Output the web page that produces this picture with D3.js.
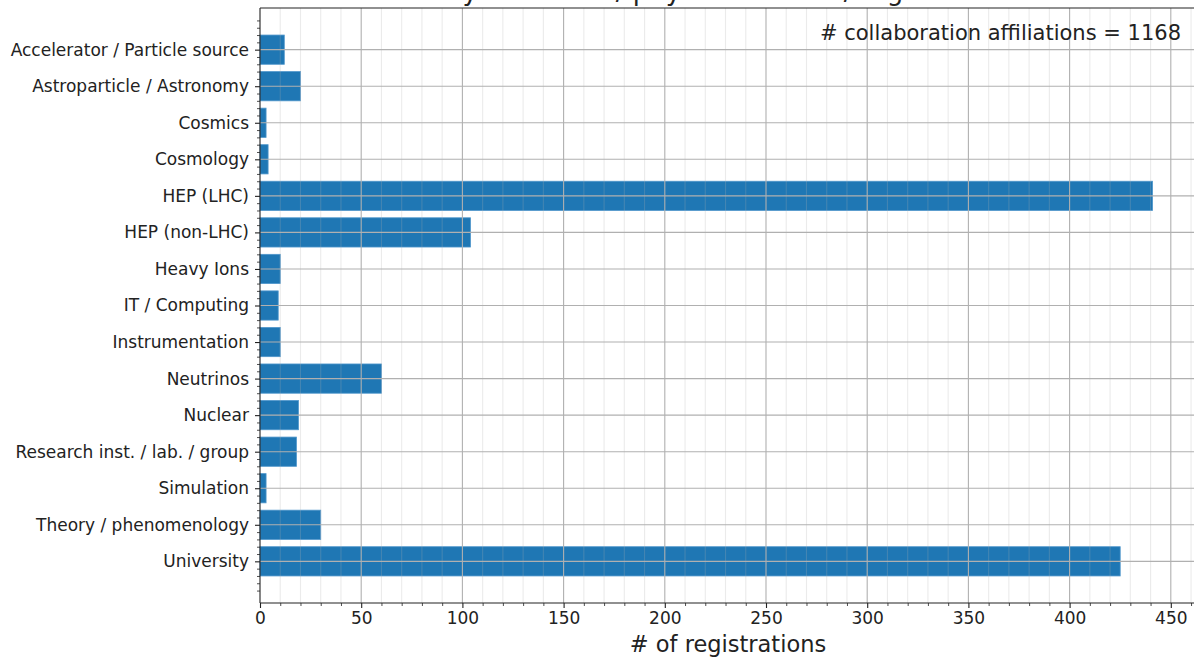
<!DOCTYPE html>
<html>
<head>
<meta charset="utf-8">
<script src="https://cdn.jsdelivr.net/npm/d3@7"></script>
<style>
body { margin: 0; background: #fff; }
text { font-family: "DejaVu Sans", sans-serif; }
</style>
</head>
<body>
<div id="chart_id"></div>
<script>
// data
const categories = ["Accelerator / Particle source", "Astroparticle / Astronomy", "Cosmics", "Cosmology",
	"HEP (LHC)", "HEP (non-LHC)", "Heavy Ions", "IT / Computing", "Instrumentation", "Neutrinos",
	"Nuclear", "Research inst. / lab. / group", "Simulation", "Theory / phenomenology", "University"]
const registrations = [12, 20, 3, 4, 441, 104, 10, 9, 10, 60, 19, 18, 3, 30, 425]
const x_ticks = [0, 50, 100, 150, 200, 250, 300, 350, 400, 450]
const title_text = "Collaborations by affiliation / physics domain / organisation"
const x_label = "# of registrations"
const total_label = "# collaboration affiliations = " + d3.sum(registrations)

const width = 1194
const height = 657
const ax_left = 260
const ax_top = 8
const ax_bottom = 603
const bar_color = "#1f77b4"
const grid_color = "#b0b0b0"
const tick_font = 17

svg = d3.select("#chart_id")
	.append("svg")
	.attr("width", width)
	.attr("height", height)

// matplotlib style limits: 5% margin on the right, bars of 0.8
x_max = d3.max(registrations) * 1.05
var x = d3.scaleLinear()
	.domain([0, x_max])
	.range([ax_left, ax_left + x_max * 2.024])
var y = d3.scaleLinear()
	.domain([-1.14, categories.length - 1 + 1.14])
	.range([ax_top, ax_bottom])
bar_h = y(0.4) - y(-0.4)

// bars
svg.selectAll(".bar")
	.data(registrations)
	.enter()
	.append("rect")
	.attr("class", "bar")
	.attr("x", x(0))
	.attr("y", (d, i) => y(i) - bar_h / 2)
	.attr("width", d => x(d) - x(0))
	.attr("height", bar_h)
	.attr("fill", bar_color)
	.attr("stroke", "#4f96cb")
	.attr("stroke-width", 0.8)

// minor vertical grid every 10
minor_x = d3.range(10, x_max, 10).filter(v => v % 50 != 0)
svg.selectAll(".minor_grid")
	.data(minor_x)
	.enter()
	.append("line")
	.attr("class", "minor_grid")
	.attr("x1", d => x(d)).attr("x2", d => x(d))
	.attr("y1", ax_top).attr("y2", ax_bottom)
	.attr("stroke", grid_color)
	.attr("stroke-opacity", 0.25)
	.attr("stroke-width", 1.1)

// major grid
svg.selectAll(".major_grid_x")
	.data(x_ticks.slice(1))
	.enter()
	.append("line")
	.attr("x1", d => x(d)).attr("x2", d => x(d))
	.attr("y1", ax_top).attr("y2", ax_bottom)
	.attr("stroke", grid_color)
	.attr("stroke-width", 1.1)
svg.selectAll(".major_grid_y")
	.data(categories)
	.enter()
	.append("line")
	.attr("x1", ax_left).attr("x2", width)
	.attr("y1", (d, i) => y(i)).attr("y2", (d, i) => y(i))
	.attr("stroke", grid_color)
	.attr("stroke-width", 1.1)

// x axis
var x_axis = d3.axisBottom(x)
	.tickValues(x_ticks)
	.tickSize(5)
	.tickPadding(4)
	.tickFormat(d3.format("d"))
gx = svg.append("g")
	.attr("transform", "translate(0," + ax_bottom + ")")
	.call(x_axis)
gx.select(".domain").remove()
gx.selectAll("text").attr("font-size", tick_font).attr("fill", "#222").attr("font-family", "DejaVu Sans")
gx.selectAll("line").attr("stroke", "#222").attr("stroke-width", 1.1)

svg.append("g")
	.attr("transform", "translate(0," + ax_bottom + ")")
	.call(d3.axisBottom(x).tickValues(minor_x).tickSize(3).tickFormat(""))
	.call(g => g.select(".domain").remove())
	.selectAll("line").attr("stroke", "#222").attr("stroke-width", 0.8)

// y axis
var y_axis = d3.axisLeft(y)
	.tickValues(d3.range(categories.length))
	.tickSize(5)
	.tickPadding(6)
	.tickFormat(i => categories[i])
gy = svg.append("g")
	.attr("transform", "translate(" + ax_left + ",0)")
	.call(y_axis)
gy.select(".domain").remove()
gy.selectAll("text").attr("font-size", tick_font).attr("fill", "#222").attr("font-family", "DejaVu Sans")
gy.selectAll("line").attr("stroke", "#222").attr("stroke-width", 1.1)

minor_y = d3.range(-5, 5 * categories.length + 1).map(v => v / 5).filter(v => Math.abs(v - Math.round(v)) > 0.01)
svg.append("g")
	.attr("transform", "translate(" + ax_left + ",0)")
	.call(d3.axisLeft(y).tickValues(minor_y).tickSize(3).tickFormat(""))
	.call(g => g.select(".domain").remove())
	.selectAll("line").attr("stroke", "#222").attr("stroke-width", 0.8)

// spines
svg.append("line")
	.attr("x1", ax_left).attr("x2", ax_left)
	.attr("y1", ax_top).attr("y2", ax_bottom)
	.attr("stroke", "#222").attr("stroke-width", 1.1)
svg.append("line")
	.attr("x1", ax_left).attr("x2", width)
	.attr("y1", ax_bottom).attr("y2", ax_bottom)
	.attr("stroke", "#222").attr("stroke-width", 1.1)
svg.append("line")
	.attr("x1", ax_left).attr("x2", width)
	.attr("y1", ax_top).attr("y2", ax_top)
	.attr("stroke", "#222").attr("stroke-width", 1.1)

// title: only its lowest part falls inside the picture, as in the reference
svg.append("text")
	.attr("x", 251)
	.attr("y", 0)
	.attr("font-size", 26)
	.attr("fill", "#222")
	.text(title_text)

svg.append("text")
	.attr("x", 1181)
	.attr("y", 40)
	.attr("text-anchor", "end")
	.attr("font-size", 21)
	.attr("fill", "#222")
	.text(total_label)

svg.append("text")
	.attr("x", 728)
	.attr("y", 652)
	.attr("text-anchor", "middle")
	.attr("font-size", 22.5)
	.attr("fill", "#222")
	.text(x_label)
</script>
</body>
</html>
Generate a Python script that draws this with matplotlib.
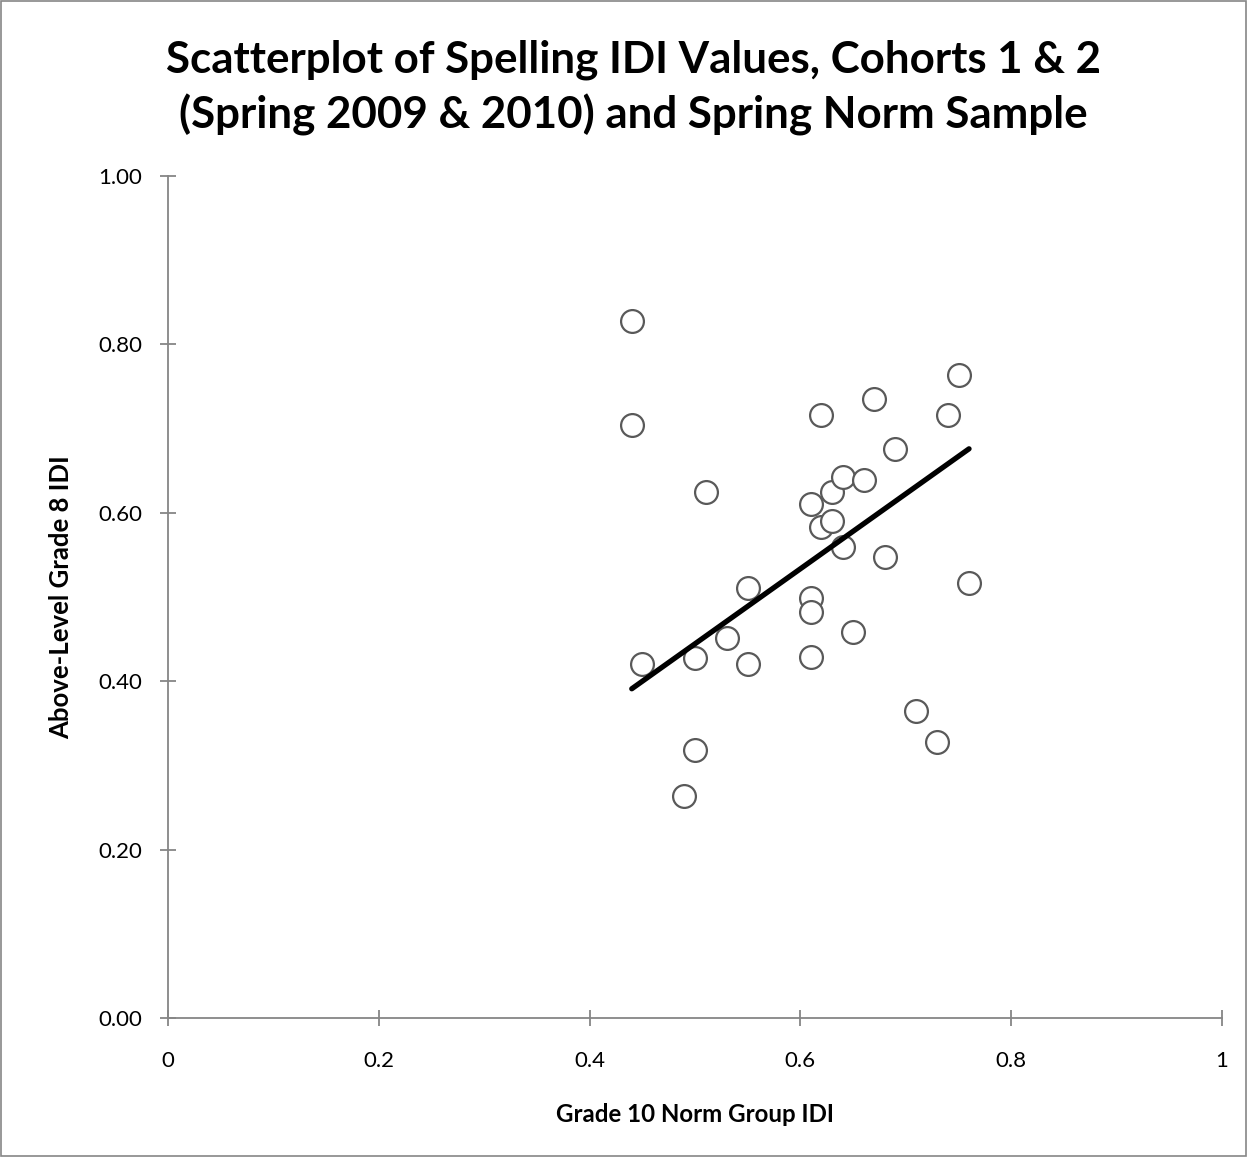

## Work instructions
Give all the lines above again, character for character, without pictures.

## Reply
Output the web page that produces this picture with D3.js.
<!DOCTYPE html>
<html>
<head>
<meta charset="utf-8">
<script src="https://cdn.jsdelivr.net/npm/d3@7"></script>
<style>
body { margin: 0; background: #fff; }
text { font-family: "DejaVu Sans", sans-serif; }
</style>
</head>
<body>
<div id="chart_id"></div>
<script>
// data
const categories = ["Accelerator / Particle source", "Astroparticle / Astronomy", "Cosmics", "Cosmology",
	"HEP (LHC)", "HEP (non-LHC)", "Heavy Ions", "IT / Computing", "Instrumentation", "Neutrinos",
	"Nuclear", "Research inst. / lab. / group", "Simulation", "Theory / phenomenology", "University"]
const registrations = [12, 20, 3, 4, 441, 104, 10, 9, 10, 60, 19, 18, 3, 30, 425]
const x_ticks = [0, 50, 100, 150, 200, 250, 300, 350, 400, 450]
const title_text = "Collaborations by affiliation / physics domain / organisation"
const x_label = "# of registrations"
const total_label = "# collaboration affiliations = " + d3.sum(registrations)

const width = 1194
const height = 657
const ax_left = 260
const ax_top = 8
const ax_bottom = 603
const bar_color = "#1f77b4"
const grid_color = "#b0b0b0"
const tick_font = 17

svg = d3.select("#chart_id")
	.append("svg")
	.attr("width", width)
	.attr("height", height)

// matplotlib style limits: 5% margin on the right, bars of 0.8
x_max = d3.max(registrations) * 1.05
var x = d3.scaleLinear()
	.domain([0, x_max])
	.range([ax_left, ax_left + x_max * 2.024])
var y = d3.scaleLinear()
	.domain([-1.14, categories.length - 1 + 1.14])
	.range([ax_top, ax_bottom])
bar_h = y(0.4) - y(-0.4)

// bars
svg.selectAll(".bar")
	.data(registrations)
	.enter()
	.append("rect")
	.attr("class", "bar")
	.attr("x", x(0))
	.attr("y", (d, i) => y(i) - bar_h / 2)
	.attr("width", d => x(d) - x(0))
	.attr("height", bar_h)
	.attr("fill", bar_color)
	.attr("stroke", "#4f96cb")
	.attr("stroke-width", 0.8)

// minor vertical grid every 10
minor_x = d3.range(10, x_max, 10).filter(v => v % 50 != 0)
svg.selectAll(".minor_grid")
	.data(minor_x)
	.enter()
	.append("line")
	.attr("class", "minor_grid")
	.attr("x1", d => x(d)).attr("x2", d => x(d))
	.attr("y1", ax_top).attr("y2", ax_bottom)
	.attr("stroke", grid_color)
	.attr("stroke-opacity", 0.25)
	.attr("stroke-width", 1.1)

// major grid
svg.selectAll(".major_grid_x")
	.data(x_ticks.slice(1))
	.enter()
	.append("line")
	.attr("x1", d => x(d)).attr("x2", d => x(d))
	.attr("y1", ax_top).attr("y2", ax_bottom)
	.attr("stroke", grid_color)
	.attr("stroke-width", 1.1)
svg.selectAll(".major_grid_y")
	.data(categories)
	.enter()
	.append("line")
	.attr("x1", ax_left).attr("x2", width)
	.attr("y1", (d, i) => y(i)).attr("y2", (d, i) => y(i))
	.attr("stroke", grid_color)
	.attr("stroke-width", 1.1)

// x axis
var x_axis = d3.axisBottom(x)
	.tickValues(x_ticks)
	.tickSize(5)
	.tickPadding(4)
	.tickFormat(d3.format("d"))
gx = svg.append("g")
	.attr("transform", "translate(0," + ax_bottom + ")")
	.call(x_axis)
gx.select(".domain").remove()
gx.selectAll("text").attr("font-size", tick_font).attr("fill", "#222").attr("font-family", "DejaVu Sans")
gx.selectAll("line").attr("stroke", "#222").attr("stroke-width", 1.1)

svg.append("g")
	.attr("transform", "translate(0," + ax_bottom + ")")
	.call(d3.axisBottom(x).tickValues(minor_x).tickSize(3).tickFormat(""))
	.call(g => g.select(".domain").remove())
	.selectAll("line").attr("stroke", "#222").attr("stroke-width", 0.8)

// y axis
var y_axis = d3.axisLeft(y)
	.tickValues(d3.range(categories.length))
	.tickSize(5)
	.tickPadding(6)
	.tickFormat(i => categories[i])
gy = svg.append("g")
	.attr("transform", "translate(" + ax_left + ",0)")
	.call(y_axis)
gy.select(".domain").remove()
gy.selectAll("text").attr("font-size", tick_font).attr("fill", "#222").attr("font-family", "DejaVu Sans")
gy.selectAll("line").attr("stroke", "#222").attr("stroke-width", 1.1)

minor_y = d3.range(-5, 5 * categories.length + 1).map(v => v / 5).filter(v => Math.abs(v - Math.round(v)) > 0.01)
svg.append("g")
	.attr("transform", "translate(" + ax_left + ",0)")
	.call(d3.axisLeft(y).tickValues(minor_y).tickSize(3).tickFormat(""))
	.call(g => g.select(".domain").remove())
	.selectAll("line").attr("stroke", "#222").attr("stroke-width", 0.8)

// spines
svg.append("line")
	.attr("x1", ax_left).attr("x2", ax_left)
	.attr("y1", ax_top).attr("y2", ax_bottom)
	.attr("stroke", "#222").attr("stroke-width", 1.1)
svg.append("line")
	.attr("x1", ax_left).attr("x2", width)
	.attr("y1", ax_bottom).attr("y2", ax_bottom)
	.attr("stroke", "#222").attr("stroke-width", 1.1)
svg.append("line")
	.attr("x1", ax_left).attr("x2", width)
	.attr("y1", ax_top).attr("y2", ax_top)
	.attr("stroke", "#222").attr("stroke-width", 1.1)

// title: only its lowest part falls inside the picture, as in the reference
svg.append("text")
	.attr("x", 251)
	.attr("y", 0)
	.attr("font-size", 26)
	.attr("fill", "#222")
	.text(title_text)

svg.append("text")
	.attr("x", 1181)
	.attr("y", 40)
	.attr("text-anchor", "end")
	.attr("font-size", 21)
	.attr("fill", "#222")
	.text(total_label)

svg.append("text")
	.attr("x", 728)
	.attr("y", 652)
	.attr("text-anchor", "middle")
	.attr("font-size", 22.5)
	.attr("fill", "#222")
	.text(x_label)
</script>
</body>
</html>
Generate a Python script that draws this with matplotlib.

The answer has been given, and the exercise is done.